Data excerpt |
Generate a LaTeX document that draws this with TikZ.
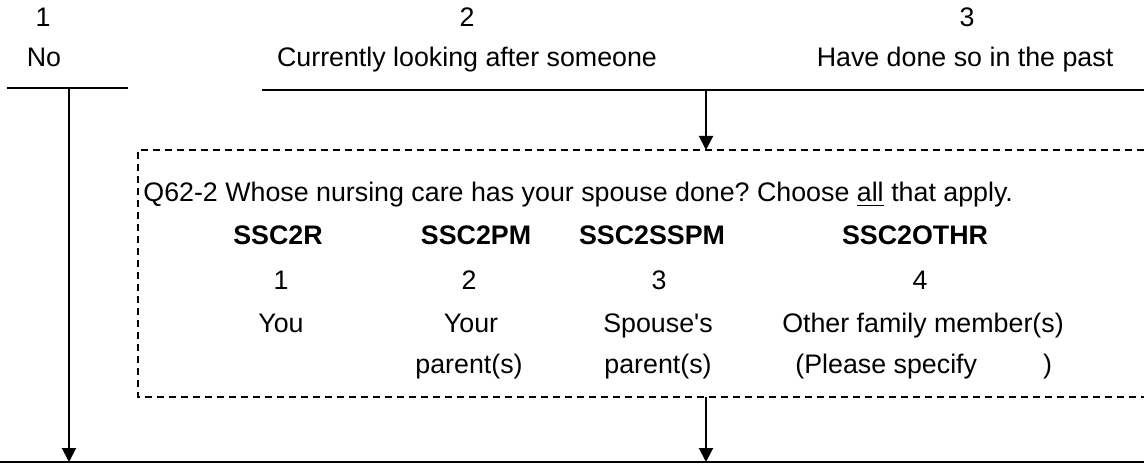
\documentclass[tikz,border=0pt]{standalone}
\usepackage{fontspec}
\setmainfont{Liberation Sans}[Ligatures=TeXOff]
\usetikzlibrary{arrows.meta}
\frenchspacing
\begin{document}
\begin{tikzpicture}[x=0.5pt,y=-0.5pt,
  txt/.style={inner sep=0pt, anchor=base, font=\fontsize{13.4}{16}\selectfont},
  hdr/.style={txt, font=\fontsize{13.4}{16}\selectfont\bfseries},
  rule/.style={line width=1pt},
  arr/.style={line width=1pt, -{Triangle[length=7pt,width=7pt]}},
  dbox/.style={line width=0.75pt, dash pattern=on 3.5pt off 2.5pt}]
\useasboundingbox (0,0) rectangle (1144,464);
% top answers
\node[txt] (n1) at (43,27) {1};
\node[txt] (no) at (44,67) {No};
\node[txt] (n2) at (467,27) {2};
\node[txt] (cur) at (467,67) {Currently looking after someone};
\node[txt] (n3) at (967,27) {3};
\node[txt] (past) at (965,67) {Have done so in the past};
% rules
\coordinate (l1a) at (7,88);
\coordinate (l1b) at (128,88);
\coordinate (l2a) at (262,90);
\coordinate (l2b) at (1144,90);
\coordinate (b0) at (0,462);
\coordinate (b1) at (1144,462);
\coordinate (v1top) at (69,88);
\coordinate (v1bot) at (69,462);
\coordinate (v2top) at (706,90);
\coordinate (v2bot) at (706,150);
\coordinate (v3top) at (706,397);
\coordinate (v3bot) at (706,462);
\coordinate (dtr) at (1144,150);
\coordinate (dtl) at (138,150);
\coordinate (dbl) at (138,397);
\coordinate (dbr) at (1144,397);
\draw[rule] (l1a) -- (l1b);
\draw[rule] (l2a) -- (l2b);
\draw[rule] (b0) -- (b1);
\draw[dbox] (dtr) -- (dtl) -- (dbl) -- (dbr);
\draw[arr] (v1top) -- (v1bot);
\draw[arr] (v2top) -- (v2bot);
\draw[arr] (v3top) -- (v3bot);
% question
\node[txt, anchor=base west] (q) at (143,202) {Q62-2 Whose nursing care has your spouse done? Choose \underline{all} that apply.};
\node[hdr] (h1) at (278,245) {SSC2R};
\node[hdr] (h2) at (476,245) {SSC2PM};
\node[hdr] (h3) at (652,245) {SSC2SSPM};
\node[hdr] (h4) at (915,245) {SSC2OTHR};
\node[txt] (c1) at (281,290) {1};
\node[txt] (c2) at (469,290) {2};
\node[txt] (c3) at (659,290) {3};
\node[txt] (c4) at (920,290) {4};
\node[txt] (a1) at (281,333) {You};
\node[txt] (a2) at (471,333) {Your};
\node[txt] (a3) at (658,333) {Spouse's};
\node[txt] (a4) at (923,333) {Other family member(s)};
\node[txt] (b2) at (469,373) {parent(s)};
\node[txt] (b3) at (658,373) {parent(s)};
\node[txt, anchor=base west] (b4) at (795,373) {(Please specify\hspace{33pt})};
\end{tikzpicture}
\end{document}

Work to be completed | Write out the whole listing again, exactly, with no pictures.

Written solution |
Generate a LaTeX document that draws this with TikZ.
\documentclass[tikz,border=0pt]{standalone}
\usepackage{fontspec}
\setmainfont{Liberation Sans}[Ligatures=TeXOff]
\usetikzlibrary{arrows.meta}
\frenchspacing
\begin{document}
\begin{tikzpicture}[x=0.5pt,y=-0.5pt,
  txt/.style={inner sep=0pt, anchor=base, font=\fontsize{13.4}{16}\selectfont},
  hdr/.style={txt, font=\fontsize{13.4}{16}\selectfont\bfseries},
  rule/.style={line width=1pt},
  arr/.style={line width=1pt, -{Triangle[length=7pt,width=7pt]}},
  dbox/.style={line width=0.75pt, dash pattern=on 3.5pt off 2.5pt}]
\useasboundingbox (0,0) rectangle (1144,464);
% top answers
\node[txt] (n1) at (43,27) {1};
\node[txt] (no) at (44,67) {No};
\node[txt] (n2) at (467,27) {2};
\node[txt] (cur) at (467,67) {Currently looking after someone};
\node[txt] (n3) at (967,27) {3};
\node[txt] (past) at (965,67) {Have done so in the past};
% rules
\coordinate (l1a) at (7,88);
\coordinate (l1b) at (128,88);
\coordinate (l2a) at (262,90);
\coordinate (l2b) at (1144,90);
\coordinate (b0) at (0,462);
\coordinate (b1) at (1144,462);
\coordinate (v1top) at (69,88);
\coordinate (v1bot) at (69,462);
\coordinate (v2top) at (706,90);
\coordinate (v2bot) at (706,150);
\coordinate (v3top) at (706,397);
\coordinate (v3bot) at (706,462);
\coordinate (dtr) at (1144,150);
\coordinate (dtl) at (138,150);
\coordinate (dbl) at (138,397);
\coordinate (dbr) at (1144,397);
\draw[rule] (l1a) -- (l1b);
\draw[rule] (l2a) -- (l2b);
\draw[rule] (b0) -- (b1);
\draw[dbox] (dtr) -- (dtl) -- (dbl) -- (dbr);
\draw[arr] (v1top) -- (v1bot);
\draw[arr] (v2top) -- (v2bot);
\draw[arr] (v3top) -- (v3bot);
% question
\node[txt, anchor=base west] (q) at (143,202) {Q62-2 Whose nursing care has your spouse done? Choose \underline{all} that apply.};
\node[hdr] (h1) at (278,245) {SSC2R};
\node[hdr] (h2) at (476,245) {SSC2PM};
\node[hdr] (h3) at (652,245) {SSC2SSPM};
\node[hdr] (h4) at (915,245) {SSC2OTHR};
\node[txt] (c1) at (281,290) {1};
\node[txt] (c2) at (469,290) {2};
\node[txt] (c3) at (659,290) {3};
\node[txt] (c4) at (920,290) {4};
\node[txt] (a1) at (281,333) {You};
\node[txt] (a2) at (471,333) {Your};
\node[txt] (a3) at (658,333) {Spouse's};
\node[txt] (a4) at (923,333) {Other family member(s)};
\node[txt] (b2) at (469,373) {parent(s)};
\node[txt] (b3) at (658,373) {parent(s)};
\node[txt, anchor=base west] (b4) at (795,373) {(Please specify\hspace{33pt})};
\end{tikzpicture}
\end{document}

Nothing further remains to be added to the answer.